* Start *
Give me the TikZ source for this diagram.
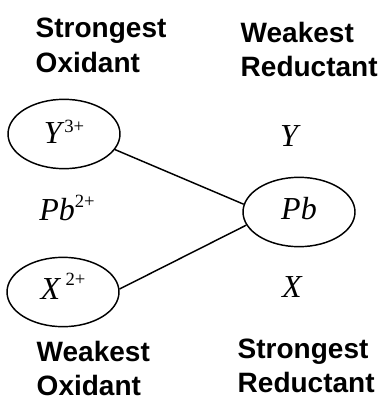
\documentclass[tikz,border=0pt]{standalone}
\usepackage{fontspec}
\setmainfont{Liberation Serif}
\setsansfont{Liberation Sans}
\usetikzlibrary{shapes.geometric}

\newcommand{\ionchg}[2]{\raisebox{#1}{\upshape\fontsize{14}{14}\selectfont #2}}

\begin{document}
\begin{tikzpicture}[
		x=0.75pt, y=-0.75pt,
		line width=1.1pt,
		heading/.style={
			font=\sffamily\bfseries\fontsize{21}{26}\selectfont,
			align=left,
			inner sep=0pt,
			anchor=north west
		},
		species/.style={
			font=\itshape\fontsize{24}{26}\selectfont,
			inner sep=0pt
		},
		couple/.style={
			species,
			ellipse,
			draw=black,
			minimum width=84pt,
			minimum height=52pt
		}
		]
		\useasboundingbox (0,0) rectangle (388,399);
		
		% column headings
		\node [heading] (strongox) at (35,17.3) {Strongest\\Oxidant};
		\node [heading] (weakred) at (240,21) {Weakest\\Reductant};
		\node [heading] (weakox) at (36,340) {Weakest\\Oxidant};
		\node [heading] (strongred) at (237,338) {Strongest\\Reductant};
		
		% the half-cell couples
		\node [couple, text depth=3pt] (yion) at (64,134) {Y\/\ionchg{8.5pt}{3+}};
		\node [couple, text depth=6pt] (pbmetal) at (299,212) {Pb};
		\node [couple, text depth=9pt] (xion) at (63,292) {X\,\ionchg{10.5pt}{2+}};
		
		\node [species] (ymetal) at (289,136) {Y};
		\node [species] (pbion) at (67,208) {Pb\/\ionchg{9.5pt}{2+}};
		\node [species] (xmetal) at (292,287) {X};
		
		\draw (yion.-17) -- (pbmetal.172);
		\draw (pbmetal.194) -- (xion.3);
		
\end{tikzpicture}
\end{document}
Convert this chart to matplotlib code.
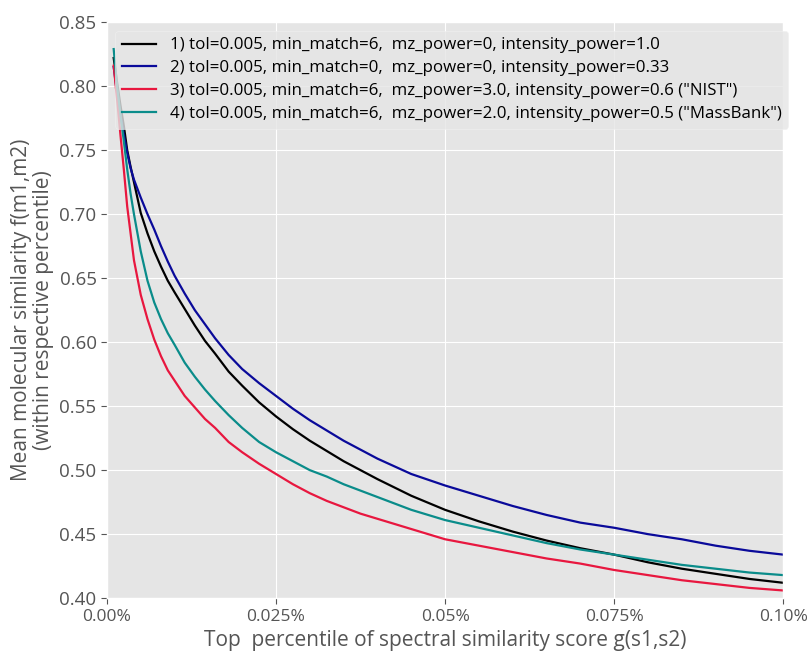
* End *
* Start *
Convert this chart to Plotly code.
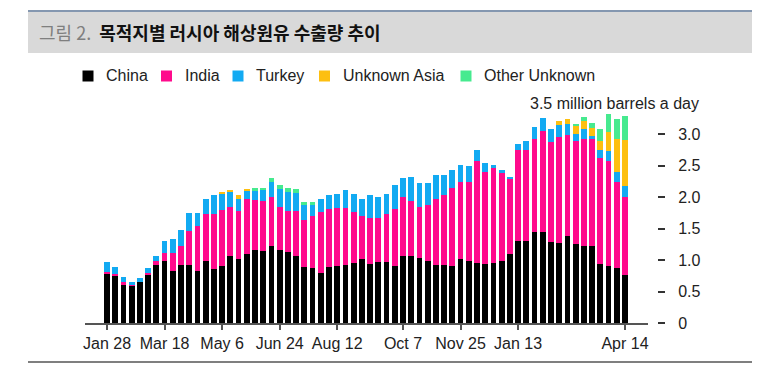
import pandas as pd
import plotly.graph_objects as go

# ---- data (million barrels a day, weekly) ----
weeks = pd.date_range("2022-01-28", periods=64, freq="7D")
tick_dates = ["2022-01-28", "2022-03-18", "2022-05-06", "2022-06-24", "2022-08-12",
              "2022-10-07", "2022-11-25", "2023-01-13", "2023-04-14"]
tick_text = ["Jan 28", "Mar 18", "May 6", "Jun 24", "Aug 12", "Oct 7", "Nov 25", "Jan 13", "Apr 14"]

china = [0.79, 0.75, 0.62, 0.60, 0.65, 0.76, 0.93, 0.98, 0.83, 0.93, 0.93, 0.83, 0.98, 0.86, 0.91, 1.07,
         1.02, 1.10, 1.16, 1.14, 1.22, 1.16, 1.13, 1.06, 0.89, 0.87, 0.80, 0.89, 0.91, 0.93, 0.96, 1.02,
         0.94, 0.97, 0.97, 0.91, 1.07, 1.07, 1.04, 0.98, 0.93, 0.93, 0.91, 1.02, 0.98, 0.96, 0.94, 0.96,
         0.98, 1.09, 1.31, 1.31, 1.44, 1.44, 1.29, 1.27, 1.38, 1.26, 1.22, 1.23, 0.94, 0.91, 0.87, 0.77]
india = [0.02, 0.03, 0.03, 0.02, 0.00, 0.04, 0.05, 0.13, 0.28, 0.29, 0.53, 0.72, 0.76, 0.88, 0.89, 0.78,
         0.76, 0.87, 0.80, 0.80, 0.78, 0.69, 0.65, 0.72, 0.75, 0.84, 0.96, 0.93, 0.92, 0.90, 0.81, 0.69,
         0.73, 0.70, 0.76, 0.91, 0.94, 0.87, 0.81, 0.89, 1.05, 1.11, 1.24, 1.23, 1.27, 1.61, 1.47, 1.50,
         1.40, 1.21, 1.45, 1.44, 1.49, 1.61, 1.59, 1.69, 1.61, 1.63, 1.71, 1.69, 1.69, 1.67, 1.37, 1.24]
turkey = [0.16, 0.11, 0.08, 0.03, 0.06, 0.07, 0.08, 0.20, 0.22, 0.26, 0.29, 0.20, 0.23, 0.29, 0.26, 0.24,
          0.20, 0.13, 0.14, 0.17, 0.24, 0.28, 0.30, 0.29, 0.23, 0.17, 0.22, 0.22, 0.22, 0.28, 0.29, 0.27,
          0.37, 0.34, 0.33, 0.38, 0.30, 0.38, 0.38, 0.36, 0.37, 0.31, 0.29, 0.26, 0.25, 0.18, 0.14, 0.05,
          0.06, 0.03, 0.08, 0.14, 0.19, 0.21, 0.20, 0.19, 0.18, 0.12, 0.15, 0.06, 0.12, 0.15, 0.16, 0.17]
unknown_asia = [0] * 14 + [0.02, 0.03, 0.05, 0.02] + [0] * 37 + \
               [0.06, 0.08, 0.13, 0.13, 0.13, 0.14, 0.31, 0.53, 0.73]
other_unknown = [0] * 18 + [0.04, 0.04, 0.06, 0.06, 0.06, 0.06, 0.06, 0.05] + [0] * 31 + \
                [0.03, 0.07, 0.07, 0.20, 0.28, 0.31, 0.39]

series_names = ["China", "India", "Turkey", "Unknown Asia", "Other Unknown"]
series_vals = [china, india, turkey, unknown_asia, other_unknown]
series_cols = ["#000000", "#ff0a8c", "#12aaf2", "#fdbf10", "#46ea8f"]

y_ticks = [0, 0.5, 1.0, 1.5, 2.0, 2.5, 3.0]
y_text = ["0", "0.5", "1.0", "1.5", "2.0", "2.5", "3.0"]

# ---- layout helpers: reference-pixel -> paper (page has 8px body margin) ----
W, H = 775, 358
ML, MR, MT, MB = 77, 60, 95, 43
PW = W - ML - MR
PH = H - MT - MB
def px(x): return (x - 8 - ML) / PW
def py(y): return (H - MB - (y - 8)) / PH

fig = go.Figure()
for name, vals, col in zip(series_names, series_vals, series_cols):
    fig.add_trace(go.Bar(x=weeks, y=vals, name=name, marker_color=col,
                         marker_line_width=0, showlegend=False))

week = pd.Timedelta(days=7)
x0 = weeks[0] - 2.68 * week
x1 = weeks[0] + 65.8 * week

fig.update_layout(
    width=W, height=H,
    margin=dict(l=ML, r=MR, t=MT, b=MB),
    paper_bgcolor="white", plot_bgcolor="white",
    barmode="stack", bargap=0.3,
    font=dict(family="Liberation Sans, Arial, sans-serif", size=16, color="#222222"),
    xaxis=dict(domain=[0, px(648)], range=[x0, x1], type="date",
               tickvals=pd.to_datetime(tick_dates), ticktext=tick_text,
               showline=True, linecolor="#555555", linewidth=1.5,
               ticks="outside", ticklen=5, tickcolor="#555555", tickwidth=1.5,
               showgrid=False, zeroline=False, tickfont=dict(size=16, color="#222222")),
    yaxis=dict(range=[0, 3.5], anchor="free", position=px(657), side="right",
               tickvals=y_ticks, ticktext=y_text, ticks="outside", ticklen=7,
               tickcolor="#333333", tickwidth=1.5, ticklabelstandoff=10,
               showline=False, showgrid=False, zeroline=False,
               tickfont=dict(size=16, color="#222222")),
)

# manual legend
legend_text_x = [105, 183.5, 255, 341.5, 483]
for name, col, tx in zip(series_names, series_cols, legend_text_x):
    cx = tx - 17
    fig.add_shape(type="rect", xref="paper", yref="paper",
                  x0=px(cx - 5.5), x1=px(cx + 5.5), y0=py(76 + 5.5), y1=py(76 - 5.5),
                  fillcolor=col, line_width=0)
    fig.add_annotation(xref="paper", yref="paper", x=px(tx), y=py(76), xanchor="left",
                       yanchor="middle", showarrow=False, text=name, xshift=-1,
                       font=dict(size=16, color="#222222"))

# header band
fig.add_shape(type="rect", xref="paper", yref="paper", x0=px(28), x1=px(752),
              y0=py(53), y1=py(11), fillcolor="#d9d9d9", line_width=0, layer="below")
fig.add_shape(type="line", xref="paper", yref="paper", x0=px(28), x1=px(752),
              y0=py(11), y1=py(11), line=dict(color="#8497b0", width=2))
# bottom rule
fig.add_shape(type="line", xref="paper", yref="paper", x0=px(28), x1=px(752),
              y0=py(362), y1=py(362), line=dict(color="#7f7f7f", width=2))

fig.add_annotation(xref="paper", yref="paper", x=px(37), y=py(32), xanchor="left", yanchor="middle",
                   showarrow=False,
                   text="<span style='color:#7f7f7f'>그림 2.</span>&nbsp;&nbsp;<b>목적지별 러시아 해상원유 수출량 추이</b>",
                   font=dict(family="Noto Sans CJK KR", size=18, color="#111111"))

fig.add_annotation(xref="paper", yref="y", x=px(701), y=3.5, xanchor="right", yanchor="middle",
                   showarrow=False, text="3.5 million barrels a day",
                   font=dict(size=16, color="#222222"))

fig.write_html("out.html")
* End *
### What is needed
Skip all pictures and retype only the stretch from the line that holds "Give me the TikZ source for this diagram." through the line that holds "[couple, text depth=9pt]", exactly as written.

### Written answer
Give me the TikZ source for this diagram.
\documentclass[tikz,border=0pt]{standalone}
\usepackage{fontspec}
\setmainfont{Liberation Serif}
\setsansfont{Liberation Sans}
\usetikzlibrary{shapes.geometric}

\newcommand{\ionchg}[2]{\raisebox{#1}{\upshape\fontsize{14}{14}\selectfont #2}}

\begin{document}
\begin{tikzpicture}[
		x=0.75pt, y=-0.75pt,
		line width=1.1pt,
		heading/.style={
			font=\sffamily\bfseries\fontsize{21}{26}\selectfont,
			align=left,
			inner sep=0pt,
			anchor=north west
		},
		species/.style={
			font=\itshape\fontsize{24}{26}\selectfont,
			inner sep=0pt
		},
		couple/.style={
			species,
			ellipse,
			draw=black,
			minimum width=84pt,
			minimum height=52pt
		}
		]
		\useasboundingbox (0,0) rectangle (388,399);
		
		% column headings
		\node [heading] (strongox) at (35,17.3) {Strongest\\Oxidant};
		\node [heading] (weakred) at (240,21) {Weakest\\Reductant};
		\node [heading] (weakox) at (36,340) {Weakest\\Oxidant};
		\node [heading] (strongred) at (237,338) {Strongest\\Reductant};
		
		% the half-cell couples
		\node [couple, text depth=3pt] (yion) at (64,134) {Y\/\ionchg{8.5pt}{3+}};
		\node [couple, text depth=6pt] (pbmetal) at (299,212) {Pb};
		\node [couple, text depth=9pt] (xion) at (63,292) {X\,\ionchg{10.5pt}{2+}};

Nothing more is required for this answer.